= What is being asked =
Repeat word for word the lines from the top of the records through the line containing "Y_DOMAIN = [-1.9111, 3.8222]", and skip the pictures.

** START Information given **

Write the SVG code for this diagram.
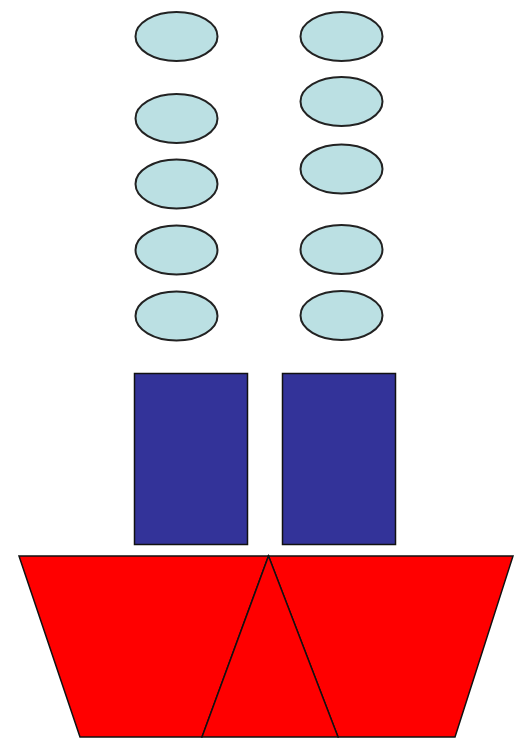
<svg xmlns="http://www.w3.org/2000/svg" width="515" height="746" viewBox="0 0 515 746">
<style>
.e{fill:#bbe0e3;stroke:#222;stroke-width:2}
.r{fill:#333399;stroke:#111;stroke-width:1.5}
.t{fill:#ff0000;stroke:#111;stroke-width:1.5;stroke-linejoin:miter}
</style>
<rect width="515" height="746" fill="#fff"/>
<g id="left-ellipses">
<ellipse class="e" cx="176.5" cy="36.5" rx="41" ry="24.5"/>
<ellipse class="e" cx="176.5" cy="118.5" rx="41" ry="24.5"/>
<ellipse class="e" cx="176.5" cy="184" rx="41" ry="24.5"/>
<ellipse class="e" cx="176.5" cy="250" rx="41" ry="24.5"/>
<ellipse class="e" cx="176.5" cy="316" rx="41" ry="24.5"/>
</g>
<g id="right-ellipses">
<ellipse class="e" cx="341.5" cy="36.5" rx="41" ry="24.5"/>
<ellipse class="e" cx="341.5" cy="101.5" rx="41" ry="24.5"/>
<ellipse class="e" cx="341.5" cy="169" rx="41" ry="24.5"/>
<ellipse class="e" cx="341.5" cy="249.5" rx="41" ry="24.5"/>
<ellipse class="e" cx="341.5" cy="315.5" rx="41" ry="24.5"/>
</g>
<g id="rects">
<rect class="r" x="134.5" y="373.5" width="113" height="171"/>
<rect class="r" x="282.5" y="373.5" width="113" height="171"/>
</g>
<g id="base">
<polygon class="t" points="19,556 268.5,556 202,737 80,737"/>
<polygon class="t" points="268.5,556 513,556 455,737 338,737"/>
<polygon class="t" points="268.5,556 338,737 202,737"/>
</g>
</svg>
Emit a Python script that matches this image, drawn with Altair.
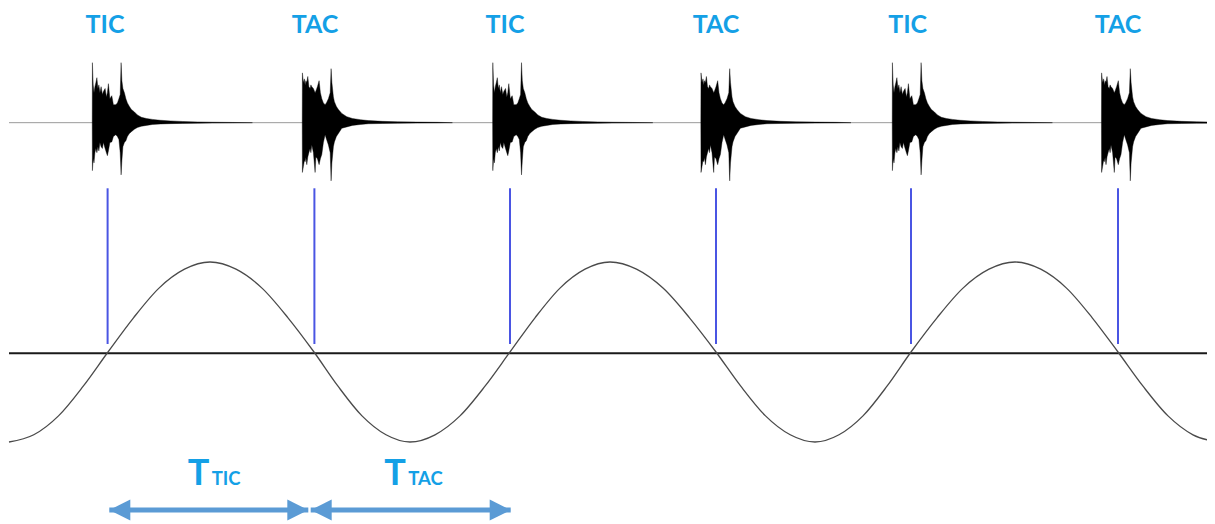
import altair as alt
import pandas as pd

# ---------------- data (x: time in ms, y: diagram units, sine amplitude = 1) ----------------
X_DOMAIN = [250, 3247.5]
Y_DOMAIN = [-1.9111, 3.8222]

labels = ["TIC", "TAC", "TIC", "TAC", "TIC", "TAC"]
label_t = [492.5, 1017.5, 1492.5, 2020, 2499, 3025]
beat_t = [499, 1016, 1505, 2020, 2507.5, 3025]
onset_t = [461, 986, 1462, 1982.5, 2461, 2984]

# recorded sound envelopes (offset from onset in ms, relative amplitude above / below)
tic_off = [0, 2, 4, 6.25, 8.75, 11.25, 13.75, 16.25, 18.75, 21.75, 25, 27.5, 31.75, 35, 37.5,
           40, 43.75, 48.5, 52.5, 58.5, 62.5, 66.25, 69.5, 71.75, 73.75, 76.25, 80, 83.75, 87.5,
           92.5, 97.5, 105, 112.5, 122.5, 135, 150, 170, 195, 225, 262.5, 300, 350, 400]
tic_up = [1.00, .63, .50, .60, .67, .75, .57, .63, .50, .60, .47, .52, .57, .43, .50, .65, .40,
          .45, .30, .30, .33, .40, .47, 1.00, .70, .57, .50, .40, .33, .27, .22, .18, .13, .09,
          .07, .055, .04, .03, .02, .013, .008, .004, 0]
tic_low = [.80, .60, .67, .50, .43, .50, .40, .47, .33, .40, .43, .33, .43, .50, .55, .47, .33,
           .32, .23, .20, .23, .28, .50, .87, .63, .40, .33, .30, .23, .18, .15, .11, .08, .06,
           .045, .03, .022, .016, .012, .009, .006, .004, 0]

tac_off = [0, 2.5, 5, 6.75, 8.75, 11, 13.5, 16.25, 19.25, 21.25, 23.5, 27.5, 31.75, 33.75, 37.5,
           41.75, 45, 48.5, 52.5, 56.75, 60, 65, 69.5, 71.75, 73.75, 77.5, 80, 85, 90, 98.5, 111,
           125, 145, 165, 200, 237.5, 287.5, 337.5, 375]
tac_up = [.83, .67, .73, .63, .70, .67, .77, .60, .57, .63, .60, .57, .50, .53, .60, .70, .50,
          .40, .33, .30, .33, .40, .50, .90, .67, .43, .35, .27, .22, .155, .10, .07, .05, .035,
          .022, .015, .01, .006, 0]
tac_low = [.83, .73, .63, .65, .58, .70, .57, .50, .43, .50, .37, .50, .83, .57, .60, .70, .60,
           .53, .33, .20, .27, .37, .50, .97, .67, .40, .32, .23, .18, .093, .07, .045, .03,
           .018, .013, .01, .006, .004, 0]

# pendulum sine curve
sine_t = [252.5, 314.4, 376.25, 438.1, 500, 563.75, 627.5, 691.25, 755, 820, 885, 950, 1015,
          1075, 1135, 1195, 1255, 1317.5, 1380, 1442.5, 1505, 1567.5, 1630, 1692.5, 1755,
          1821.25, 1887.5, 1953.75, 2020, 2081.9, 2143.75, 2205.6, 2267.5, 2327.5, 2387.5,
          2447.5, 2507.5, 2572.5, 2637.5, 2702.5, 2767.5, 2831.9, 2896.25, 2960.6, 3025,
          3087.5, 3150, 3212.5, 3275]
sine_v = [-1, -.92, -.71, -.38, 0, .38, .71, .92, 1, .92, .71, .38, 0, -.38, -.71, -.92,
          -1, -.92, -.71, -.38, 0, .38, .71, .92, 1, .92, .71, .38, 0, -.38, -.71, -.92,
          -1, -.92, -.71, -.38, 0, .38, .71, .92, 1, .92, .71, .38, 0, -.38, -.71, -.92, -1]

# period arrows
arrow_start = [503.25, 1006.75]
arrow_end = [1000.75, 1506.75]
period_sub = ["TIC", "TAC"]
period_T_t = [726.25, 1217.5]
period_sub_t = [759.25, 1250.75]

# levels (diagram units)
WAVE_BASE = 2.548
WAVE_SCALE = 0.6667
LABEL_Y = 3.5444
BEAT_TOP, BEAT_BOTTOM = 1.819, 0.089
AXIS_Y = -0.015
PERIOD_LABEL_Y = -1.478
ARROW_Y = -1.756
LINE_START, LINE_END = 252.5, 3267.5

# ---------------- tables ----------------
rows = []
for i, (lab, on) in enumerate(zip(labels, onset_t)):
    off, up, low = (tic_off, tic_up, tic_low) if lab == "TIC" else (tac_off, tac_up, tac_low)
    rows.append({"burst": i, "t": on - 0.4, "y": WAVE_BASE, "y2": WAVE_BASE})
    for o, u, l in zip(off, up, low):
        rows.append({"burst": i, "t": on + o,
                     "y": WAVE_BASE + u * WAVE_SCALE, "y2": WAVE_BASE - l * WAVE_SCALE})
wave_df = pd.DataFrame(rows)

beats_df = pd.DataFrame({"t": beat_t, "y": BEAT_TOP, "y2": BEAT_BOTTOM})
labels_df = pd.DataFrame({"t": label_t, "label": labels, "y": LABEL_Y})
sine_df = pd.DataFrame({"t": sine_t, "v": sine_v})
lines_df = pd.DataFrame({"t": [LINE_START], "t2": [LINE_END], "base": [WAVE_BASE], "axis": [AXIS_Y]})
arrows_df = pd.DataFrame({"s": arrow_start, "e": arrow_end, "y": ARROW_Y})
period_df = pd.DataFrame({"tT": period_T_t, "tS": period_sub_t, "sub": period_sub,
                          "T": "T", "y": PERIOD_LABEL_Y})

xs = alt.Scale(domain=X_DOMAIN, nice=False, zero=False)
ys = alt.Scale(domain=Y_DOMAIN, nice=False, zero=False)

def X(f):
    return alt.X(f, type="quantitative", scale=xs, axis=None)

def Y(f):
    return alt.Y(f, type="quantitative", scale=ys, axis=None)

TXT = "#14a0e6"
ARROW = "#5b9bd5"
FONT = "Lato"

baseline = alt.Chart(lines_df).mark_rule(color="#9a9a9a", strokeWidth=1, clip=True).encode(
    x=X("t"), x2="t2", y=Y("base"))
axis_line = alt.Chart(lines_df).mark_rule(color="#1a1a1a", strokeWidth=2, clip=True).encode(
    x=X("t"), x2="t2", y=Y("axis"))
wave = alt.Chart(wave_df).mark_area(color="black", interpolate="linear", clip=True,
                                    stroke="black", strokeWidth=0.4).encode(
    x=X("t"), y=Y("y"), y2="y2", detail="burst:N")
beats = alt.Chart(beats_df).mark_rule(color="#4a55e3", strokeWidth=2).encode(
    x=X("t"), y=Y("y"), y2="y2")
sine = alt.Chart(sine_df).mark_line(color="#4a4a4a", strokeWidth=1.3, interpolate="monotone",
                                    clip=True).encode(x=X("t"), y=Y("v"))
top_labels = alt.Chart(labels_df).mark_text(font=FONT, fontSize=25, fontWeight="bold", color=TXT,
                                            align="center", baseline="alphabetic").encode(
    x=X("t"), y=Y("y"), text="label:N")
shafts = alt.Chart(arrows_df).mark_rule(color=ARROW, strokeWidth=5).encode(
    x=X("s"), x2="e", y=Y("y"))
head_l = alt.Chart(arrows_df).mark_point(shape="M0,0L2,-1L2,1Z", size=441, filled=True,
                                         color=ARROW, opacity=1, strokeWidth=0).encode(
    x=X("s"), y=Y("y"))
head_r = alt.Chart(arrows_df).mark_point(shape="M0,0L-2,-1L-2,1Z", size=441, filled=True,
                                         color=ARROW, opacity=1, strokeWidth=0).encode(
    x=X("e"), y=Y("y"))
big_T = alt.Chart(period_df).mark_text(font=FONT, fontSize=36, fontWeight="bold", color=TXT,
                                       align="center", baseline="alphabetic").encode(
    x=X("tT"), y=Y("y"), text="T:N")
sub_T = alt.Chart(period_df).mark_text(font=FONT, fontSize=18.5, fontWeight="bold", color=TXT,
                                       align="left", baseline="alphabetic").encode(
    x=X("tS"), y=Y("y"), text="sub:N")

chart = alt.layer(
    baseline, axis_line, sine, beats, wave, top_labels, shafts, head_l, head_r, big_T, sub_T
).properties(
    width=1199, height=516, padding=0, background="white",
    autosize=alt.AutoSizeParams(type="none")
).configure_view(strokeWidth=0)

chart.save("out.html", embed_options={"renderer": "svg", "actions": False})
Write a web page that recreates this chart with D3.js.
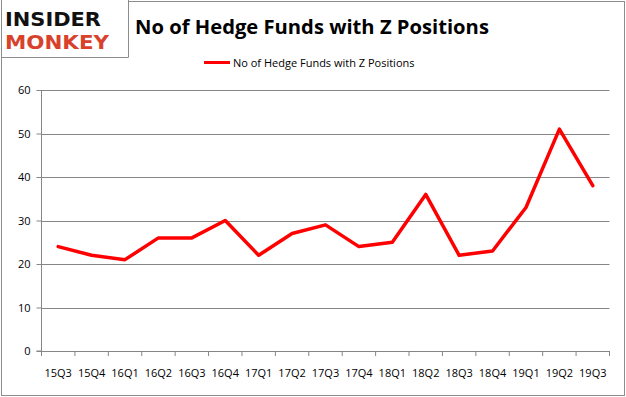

** END Information given **

= Answer to the task =
Write the SVG code for this diagram.
<svg xmlns="http://www.w3.org/2000/svg" width="515" height="746" viewBox="0 0 515 746">
<style>
.e{fill:#bbe0e3;stroke:#222;stroke-width:2}
.r{fill:#333399;stroke:#111;stroke-width:1.5}
.t{fill:#ff0000;stroke:#111;stroke-width:1.5;stroke-linejoin:miter}
</style>
<rect width="515" height="746" fill="#fff"/>
<g id="left-ellipses">
<ellipse class="e" cx="176.5" cy="36.5" rx="41" ry="24.5"/>
<ellipse class="e" cx="176.5" cy="118.5" rx="41" ry="24.5"/>
<ellipse class="e" cx="176.5" cy="184" rx="41" ry="24.5"/>
<ellipse class="e" cx="176.5" cy="250" rx="41" ry="24.5"/>
<ellipse class="e" cx="176.5" cy="316" rx="41" ry="24.5"/>
</g>
<g id="right-ellipses">
<ellipse class="e" cx="341.5" cy="36.5" rx="41" ry="24.5"/>
<ellipse class="e" cx="341.5" cy="101.5" rx="41" ry="24.5"/>
<ellipse class="e" cx="341.5" cy="169" rx="41" ry="24.5"/>
<ellipse class="e" cx="341.5" cy="249.5" rx="41" ry="24.5"/>
<ellipse class="e" cx="341.5" cy="315.5" rx="41" ry="24.5"/>
</g>
<g id="rects">
<rect class="r" x="134.5" y="373.5" width="113" height="171"/>
<rect class="r" x="282.5" y="373.5" width="113" height="171"/>
</g>
<g id="base">
<polygon class="t" points="19,556 268.5,556 202,737 80,737"/>
<polygon class="t" points="268.5,556 513,556 455,737 338,737"/>
<polygon class="t" points="268.5,556 338,737 202,737"/>
</g>
</svg>
Emit a Python script that matches this image, drawn with Altair.
import altair as alt
import pandas as pd

# ---------------- data (x: time in ms, y: diagram units, sine amplitude = 1) ----------------
X_DOMAIN = [250, 3247.5]
Y_DOMAIN = [-1.9111, 3.8222]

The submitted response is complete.